Güney Afrika: 2 Milyon İşçi Greve Hazırlanıyor
Yaklaşık 2 milyon üyesi bulunan Güney Afrika Sendikaları Federasyonu COSATU, 7 Ekimde ülke çapında gerçekleştireceği genel grev ile emek simsarı uygulamasına son verilmesi çağrısında bulunacak.COSATU Genel Sekreteri, “sendika federasyonu olarak emek simsarlarına, sözleşmeli ve geçici personelin sayısının her geçen gün daha da artırılmasına karşı ve işçilerin aşırı-sömürüden kurtulma kampanyasını yükseltmek için 7 Ekimde sokaklara döküleceğiz” dedi. Hükümetin, genç işçi çalıştırmalarını teşvik etmek için patronlara “ücret yardımı”nda bulunma sözü vermesinin işçilerin haklarına saldırı anlamına geldiğini de vurguladı.

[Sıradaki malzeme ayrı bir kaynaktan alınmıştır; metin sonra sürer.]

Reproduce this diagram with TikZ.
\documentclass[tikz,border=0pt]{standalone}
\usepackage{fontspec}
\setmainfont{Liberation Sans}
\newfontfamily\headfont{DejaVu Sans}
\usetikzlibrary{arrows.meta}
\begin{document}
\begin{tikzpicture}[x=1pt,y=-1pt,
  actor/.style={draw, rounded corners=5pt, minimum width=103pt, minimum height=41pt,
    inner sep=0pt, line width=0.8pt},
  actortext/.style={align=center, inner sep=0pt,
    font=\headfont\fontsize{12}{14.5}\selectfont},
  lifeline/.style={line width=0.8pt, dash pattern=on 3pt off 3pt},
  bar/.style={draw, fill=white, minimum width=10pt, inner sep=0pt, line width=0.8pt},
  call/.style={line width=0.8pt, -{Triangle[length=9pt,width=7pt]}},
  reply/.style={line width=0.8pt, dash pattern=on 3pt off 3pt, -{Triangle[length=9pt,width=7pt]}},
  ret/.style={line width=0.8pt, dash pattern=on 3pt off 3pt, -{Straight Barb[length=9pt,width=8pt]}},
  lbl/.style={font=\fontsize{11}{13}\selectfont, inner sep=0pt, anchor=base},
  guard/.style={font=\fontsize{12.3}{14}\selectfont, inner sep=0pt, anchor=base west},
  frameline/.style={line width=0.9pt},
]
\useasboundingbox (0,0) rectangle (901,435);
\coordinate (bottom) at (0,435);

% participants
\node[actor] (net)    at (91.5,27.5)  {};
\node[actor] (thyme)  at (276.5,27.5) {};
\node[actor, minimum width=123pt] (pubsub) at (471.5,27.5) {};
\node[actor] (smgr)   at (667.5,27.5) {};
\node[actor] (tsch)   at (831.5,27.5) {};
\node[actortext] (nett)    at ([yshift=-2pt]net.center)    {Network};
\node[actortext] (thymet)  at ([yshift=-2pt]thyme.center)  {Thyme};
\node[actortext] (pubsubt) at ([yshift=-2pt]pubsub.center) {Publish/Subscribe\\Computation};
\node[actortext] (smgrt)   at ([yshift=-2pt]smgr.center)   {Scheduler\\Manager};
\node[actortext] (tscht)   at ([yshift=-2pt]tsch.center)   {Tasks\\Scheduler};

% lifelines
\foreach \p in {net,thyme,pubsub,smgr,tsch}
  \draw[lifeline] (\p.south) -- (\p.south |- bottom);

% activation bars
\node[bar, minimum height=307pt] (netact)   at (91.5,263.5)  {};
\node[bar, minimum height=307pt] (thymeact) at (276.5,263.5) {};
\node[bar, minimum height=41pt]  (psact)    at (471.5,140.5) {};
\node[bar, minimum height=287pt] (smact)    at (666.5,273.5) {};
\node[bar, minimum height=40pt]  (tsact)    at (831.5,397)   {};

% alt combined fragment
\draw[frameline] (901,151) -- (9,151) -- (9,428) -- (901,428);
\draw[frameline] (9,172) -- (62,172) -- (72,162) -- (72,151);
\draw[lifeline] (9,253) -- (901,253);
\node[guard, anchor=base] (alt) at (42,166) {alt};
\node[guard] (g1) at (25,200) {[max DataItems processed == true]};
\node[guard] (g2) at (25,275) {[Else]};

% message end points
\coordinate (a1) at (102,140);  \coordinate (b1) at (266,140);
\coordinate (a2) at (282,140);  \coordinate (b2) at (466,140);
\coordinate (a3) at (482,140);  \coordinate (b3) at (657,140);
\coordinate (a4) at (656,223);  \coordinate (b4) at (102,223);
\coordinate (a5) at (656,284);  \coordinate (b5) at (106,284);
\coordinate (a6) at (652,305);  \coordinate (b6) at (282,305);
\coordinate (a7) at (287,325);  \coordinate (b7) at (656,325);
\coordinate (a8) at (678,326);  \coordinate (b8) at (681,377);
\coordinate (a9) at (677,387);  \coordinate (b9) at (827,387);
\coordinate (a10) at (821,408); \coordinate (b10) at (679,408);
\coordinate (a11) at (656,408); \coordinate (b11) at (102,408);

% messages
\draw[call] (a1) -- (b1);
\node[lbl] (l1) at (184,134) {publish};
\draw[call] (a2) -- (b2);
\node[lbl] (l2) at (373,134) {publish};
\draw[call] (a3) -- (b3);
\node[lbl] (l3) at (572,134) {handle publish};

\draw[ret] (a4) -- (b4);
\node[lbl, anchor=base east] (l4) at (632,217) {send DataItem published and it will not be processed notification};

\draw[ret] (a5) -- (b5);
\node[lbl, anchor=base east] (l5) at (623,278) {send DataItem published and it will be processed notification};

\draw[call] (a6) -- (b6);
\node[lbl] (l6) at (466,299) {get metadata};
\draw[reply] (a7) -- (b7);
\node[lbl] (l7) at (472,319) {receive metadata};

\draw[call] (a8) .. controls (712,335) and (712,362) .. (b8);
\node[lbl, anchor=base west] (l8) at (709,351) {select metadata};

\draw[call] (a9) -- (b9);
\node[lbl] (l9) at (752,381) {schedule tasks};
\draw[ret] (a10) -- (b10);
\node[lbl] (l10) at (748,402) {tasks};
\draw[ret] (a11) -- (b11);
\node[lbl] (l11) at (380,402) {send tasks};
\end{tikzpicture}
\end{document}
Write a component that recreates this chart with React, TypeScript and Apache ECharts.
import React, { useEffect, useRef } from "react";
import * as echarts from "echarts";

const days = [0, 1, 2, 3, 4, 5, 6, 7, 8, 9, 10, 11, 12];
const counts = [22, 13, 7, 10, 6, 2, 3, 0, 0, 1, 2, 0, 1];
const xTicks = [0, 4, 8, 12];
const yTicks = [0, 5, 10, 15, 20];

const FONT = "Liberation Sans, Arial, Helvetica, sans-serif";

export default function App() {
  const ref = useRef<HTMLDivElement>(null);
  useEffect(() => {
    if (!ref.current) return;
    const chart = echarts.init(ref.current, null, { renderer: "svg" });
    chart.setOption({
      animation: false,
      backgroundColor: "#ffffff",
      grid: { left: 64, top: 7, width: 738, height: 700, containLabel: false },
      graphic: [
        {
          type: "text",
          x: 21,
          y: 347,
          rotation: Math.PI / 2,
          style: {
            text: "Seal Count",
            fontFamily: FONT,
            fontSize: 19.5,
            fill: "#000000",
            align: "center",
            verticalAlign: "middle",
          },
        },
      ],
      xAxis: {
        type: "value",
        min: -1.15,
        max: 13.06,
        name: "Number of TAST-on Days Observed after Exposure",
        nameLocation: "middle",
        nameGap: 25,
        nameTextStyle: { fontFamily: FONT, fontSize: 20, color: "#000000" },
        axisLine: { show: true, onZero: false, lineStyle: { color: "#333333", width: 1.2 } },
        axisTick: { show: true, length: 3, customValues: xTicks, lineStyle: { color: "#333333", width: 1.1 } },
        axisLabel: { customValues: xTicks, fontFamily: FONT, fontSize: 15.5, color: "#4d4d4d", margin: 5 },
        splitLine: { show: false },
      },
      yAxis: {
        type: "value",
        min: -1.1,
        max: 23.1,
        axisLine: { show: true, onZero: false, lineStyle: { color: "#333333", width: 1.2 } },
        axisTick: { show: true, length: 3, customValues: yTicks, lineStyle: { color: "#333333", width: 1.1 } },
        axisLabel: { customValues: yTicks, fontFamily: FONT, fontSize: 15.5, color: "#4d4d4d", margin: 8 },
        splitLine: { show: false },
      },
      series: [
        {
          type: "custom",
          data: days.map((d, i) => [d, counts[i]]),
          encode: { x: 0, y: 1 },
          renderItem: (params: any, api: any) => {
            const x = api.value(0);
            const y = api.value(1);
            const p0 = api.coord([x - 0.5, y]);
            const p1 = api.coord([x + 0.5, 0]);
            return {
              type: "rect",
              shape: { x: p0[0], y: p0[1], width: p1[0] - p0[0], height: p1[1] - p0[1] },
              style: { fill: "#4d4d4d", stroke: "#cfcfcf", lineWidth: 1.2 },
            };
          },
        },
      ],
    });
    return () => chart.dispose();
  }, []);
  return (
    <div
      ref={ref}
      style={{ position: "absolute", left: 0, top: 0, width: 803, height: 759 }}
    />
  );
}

İstihdam bürolarının açılması ya da genç işçi çalıştıran patronlara vergi indirimi getirilmesi gibi uygulamalar Türkiye’de de yürürlükte. Tüm kapitalist devletler dünyanın her yerinde benzer saldırıları hayata geçiriyorlar ve işçi sınıfının kazanılmış haklarını teker teker elinden alıyorlar. Tüm bu saldırılara karşı bir araya gelmekten ve örgütlü gücümüzü yükseltmekten başka bir çaremiz yok.
Güney Afrika Madenlerinde 8 Bin Madenci Grevde
Northam Platinyum madenlerinde çalışan 8 bin işçi, ücret artışı için greve çıktı. Northam yönetimi %8 ücret artışı önerirken işçiler %15 ücret artışı için bastırıyorlar.Güney Afrika’da ücret artışı talebiyle kamu sektöründe de bir dizi grevler yaşanıyor. Geçtiğimiz haftalarda 1 milyon 300 bin kamu çalışanı %8 ücret artışı talebiyle greve çıkmıştı. Geçtiğimiz ay otomotiv işçileri de 8 günlük grev sonucunda %10 ücret artışı elde etmişlerdi.
Romanya: Sosyal Kesintilere Karşı Protesto Eylemi
10.000’i aşkın gösterici, 22 Eylülde, Romanya hükümetinin kemer sıkma politikalarına karşı başkent Bükreş sokaklarına aktı. Kızgın eylemciler gösteri esnasında birkaç noktada polisle çatıştı.>Son dört ayda Romanya’da uygulanan yüzde 25 ücret kesintisi birçok işçiyi borç batağına sürükledi. Temel ihtiyaç maddelerinde katma değer vergisini yüzde 19’dan 24’e yükselten hükümet, yılsonuna kadar 70.000 kamu çalışanını da işten çıkarmayı planlıyor.
Hükümet sosyal harcamalarda büyük bir kesinti uyguluyor ve bu yüzden de sosyal güvenlik ve sağlık sistemi çöküyor. Çocuk Kurumu’na göre, Romanya’da bebeklerde ilk ayda ölüm oranı diğer Avrupa ülkelerinin üç katı oranında. Kırsal bölgelerde ise bu oran ulusal ortalamanın kat be kat üstünde. Kırsal alanlardaki çocukların üçte birinden fazlası yeterli beslenemiyor. Aile Koruma ve Çocuk Hakları Kurumu’nun son verilerine göre 85.000’i aşkın Romen çocuğun ya bir ebeveyni ya da her ikisi yurtdışında çalışıyor ve yaklaşık 27.000 çocuk ebeveynsiz yaşıyor. Aileler daha iyi bir iş bulma umuduyla göç ediyor.
İşsizlik had safhadayken, krizin bir sonucu da gençlerde intihar oranının artması. İntihar rakamları geçen seneye göre ikiye katlanmış durumda ve bu oranın gelecek aylarda daha da artması bekleniyor. Romanya ekonomik büyüme zamanlarında bile Avrupa’nın en fakir ülkesiydi. Aynı zamanda sosyal harcamalara ülke gelirinin en düşük yüzdesini harcayan ülkeydi. Romanya nüfusunun yüzde 23’ü ekonomik kriz başladığında yoksulluk sınırındaydı. Şimdi krizle birlikte uçuruma yuvarlanmak üzere. Buna rağmen hükümetin kemer sıkma politikalarına devam ediyor ve bu durum Romen emekçileri daha da yoksullaştırıyor.